> [DATA SHOWN]:
════════

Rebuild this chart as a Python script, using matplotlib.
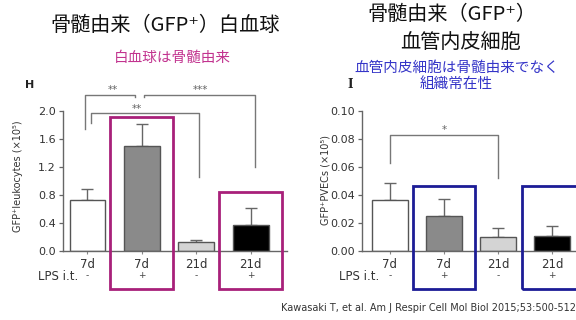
import numpy as np
import matplotlib
matplotlib.use('Agg')
import matplotlib.pyplot as plt
from matplotlib.patches import Rectangle

JP = ['Noto Sans CJK JP', 'DejaVu Sans']

# ─── Data ─────────────────────────────────────────────────────────────────────
days = ['7d', '7d', '21d', '21d']
lps = ['-', '+', '-', '+']

leuk_mean = [0.73, 1.49, 0.12, 0.37]
leuk_sem = [0.15, 0.32, 0.03, 0.24]

pvec_mean = [0.036, 0.025, 0.010, 0.0105]
pvec_sem = [0.0126, 0.0116, 0.0063, 0.0075]

bar_fc = ['white', '#8a8a8a', '#d4d4d4', 'black']
bar_ec = '#555555'

MAGENTA = '#a8207a'
NAVY = '#1c1c96'

W, H = 576, 320
fig = plt.figure(figsize=(W / 100, H / 100), dpi=100)


def px(x, y):
    return x / W, 1 - y / H


def add_axes_px(x0, y_top, x1, y_bot):
    return fig.add_axes([x0 / W, 1 - y_bot / H, (x1 - x0) / W, (y_bot - y_top) / H])


def draw_bars(ax, mean, sem):
    x = np.arange(len(mean))
    ax.bar(x, mean, width=0.66, color=bar_fc, edgecolor=bar_ec, linewidth=1.0, zorder=2)
    ax.errorbar(x, mean, yerr=[np.zeros(len(sem)), sem], fmt='none',
                ecolor='#666666', elinewidth=1.0, capsize=4.5, capthick=1.0, zorder=1)
    for s in ['top', 'right']:
        ax.spines[s].set_visible(False)
    for s in ['left', 'bottom']:
        ax.spines[s].set_color('#666666')
        ax.spines[s].set_linewidth(1.0)
    ax.set_xticks(x)
    ax.set_xticklabels(days, fontsize=8.5, color='#333333')
    ax.tick_params(axis='x', length=2, width=0.8, color='#888888', pad=3)
    ax.tick_params(axis='y', length=3, width=0.9, color='#666666',
                   labelsize=8, labelcolor='#333333', pad=2)
    for i, s in enumerate(lps):
        ax.text(i, -0.18, s, transform=ax.get_xaxis_transform(),
                ha='center', va='center', fontsize=6.5, color='#444444')


def bracket(ax, x0, x1, top, y0, y1, label, tx, ty, color='#777777'):
    ax.plot([x0, x0, x1, x1], [y0, top, top, y1], color=color, lw=1.0,
            clip_on=False, zorder=3)
    ax.text(tx, ty, label, ha='center', va='center', fontsize=7.5,
            color='#666666', clip_on=False)


def box(ax, xc, half, y0, y1, color):
    ax.add_patch(Rectangle((xc - half, y0), 2 * half, y1 - y0, fill=False,
                           edgecolor=color, linewidth=2.0, clip_on=False, zorder=4))


# ─── Panel H: GFP+ leukocytes ────────────────────────────────────────────────
axH = add_axes_px(63, 110.7, 287, 250.7)
draw_bars(axH, leuk_mean, leuk_sem)
axH.set_xlim(-0.45, 3.67)
axH.set_ylim(0, 2.0)
axH.set_yticks([0.0, 0.4, 0.8, 1.2, 1.6, 2.0])
axH.set_yticklabels(['0.0', '0.4', '0.8', '1.2', '1.6', '2.0'])

bracket(axH, -0.05, 0.875, 2.224, 1.74, 2.19, '**', 0.47, 2.29)
bracket(axH, 1.04, 3.08, 2.224, 2.19, 1.196, '***', 2.07, 2.29)
bracket(axH, 0.06, 2.05, 1.97, 1.82, 1.05, '**', 0.91, 2.03)
box(axH, 1, 0.58, -0.547, 1.914, MAGENTA)
box(axH, 3, 0.58, -0.547, 0.843, MAGENTA)

# ─── Panel I: GFP+ PVECs ─────────────────────────────────────────────────────
axI = add_axes_px(361.7, 110.7, 576, 250.7)
draw_bars(axI, pvec_mean, pvec_sem)
axI.set_xlim(-0.52, 3.44)
axI.set_ylim(0, 0.10)
axI.set_yticks([0.0, 0.02, 0.04, 0.06, 0.08, 0.10])
axI.set_yticklabels(['0.00', '0.02', '0.04', '0.06', '0.08', '0.10'])

bracket(axI, 0.0, 2.0, 0.0829, 0.063, 0.052, '*', 1.0, 0.0862)
box(axI, 1, 0.58, -0.0271, 0.0459, NAVY)
box(axI, 3, 0.56, -0.0271, 0.0459, NAVY)

# ─── Labels and titles ───────────────────────────────────────────────────────
fig.text(*px(18, 176), 'GFP⁺leukocytes (×10⁵)', rotation=90, ha='center',
         va='center', fontsize=7, color='#333333')
fig.text(*px(325, 180), 'GFP⁺PVECs (×10⁵)', rotation=90, ha='center',
         va='center', fontsize=7, color='#333333')
fig.text(*px(58, 277), 'LPS i.t.', ha='center', va='center', fontsize=8.5, color='#333333')
fig.text(*px(359, 277), 'LPS i.t.', ha='center', va='center', fontsize=8.5, color='#333333')

fig.text(*px(30, 85), 'H', ha='center', va='center', fontsize=8,
         fontweight='bold', color='#222222')
fig.text(*px(350, 85), 'I', ha='center', va='center', fontsize=8.5,
         fontweight='bold', family='DejaVu Serif', color='#222222')

fig.text(*px(165, 25), '骨髄由来（GFP⁺）白血球', ha='center', va='center',
         fontsize=14.5, family=JP, color='#111111')
fig.text(*px(172, 58), '白血球は骨髄由来', ha='center', va='center',
         fontsize=10.5, family=JP, color='#c2338f')

fig.text(*px(452, 15), '骨髄由来（GFP⁺）', ha='center', va='center',
         fontsize=14.5, family=JP, color='#111111')
fig.text(*px(461, 43), '血管内皮細胞', ha='center', va='center',
         fontsize=14.5, family=JP, color='#111111')
fig.text(*px(457, 68), '血管内皮細胞は骨髄由来でなく', ha='center', va='center',
         fontsize=10.5, family=JP, color='#3535c8')
fig.text(*px(456, 84), '組織常在性', ha='center', va='center',
         fontsize=10.5, family=JP, color='#3535c8')

fig.text(*px(576, 308), 'Kawasaki T, et al. Am J Respir Cell Mol Biol 2015;53:500-512',
         ha='right', va='center', fontsize=7, color='#333333')

fig.savefig('out.png', dpi=100)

════════

> [TASK DESCRIPTION]: Repeat the lines above, starting at the first and stopping after the line that holds "return fig.add_axes([x0 /", with the pictures left out.

> [PROBLEM SOLUTION]:
Rebuild this chart as a Python script, using matplotlib.
import numpy as np
import matplotlib
matplotlib.use('Agg')
import matplotlib.pyplot as plt
from matplotlib.patches import Rectangle

JP = ['Noto Sans CJK JP', 'DejaVu Sans']

# ─── Data ─────────────────────────────────────────────────────────────────────
days = ['7d', '7d', '21d', '21d']
lps = ['-', '+', '-', '+']

leuk_mean = [0.73, 1.49, 0.12, 0.37]
leuk_sem = [0.15, 0.32, 0.03, 0.24]

pvec_mean = [0.036, 0.025, 0.010, 0.0105]
pvec_sem = [0.0126, 0.0116, 0.0063, 0.0075]

bar_fc = ['white', '#8a8a8a', '#d4d4d4', 'black']
bar_ec = '#555555'

MAGENTA = '#a8207a'
NAVY = '#1c1c96'

W, H = 576, 320
fig = plt.figure(figsize=(W / 100, H / 100), dpi=100)


def px(x, y):
    return x / W, 1 - y / H


def add_axes_px(x0, y_top, x1, y_bot):
    return fig.add_axes([x0 / W, 1 - y_bot / H, (x1 - x0) / W, (y_bot - y_top) / H])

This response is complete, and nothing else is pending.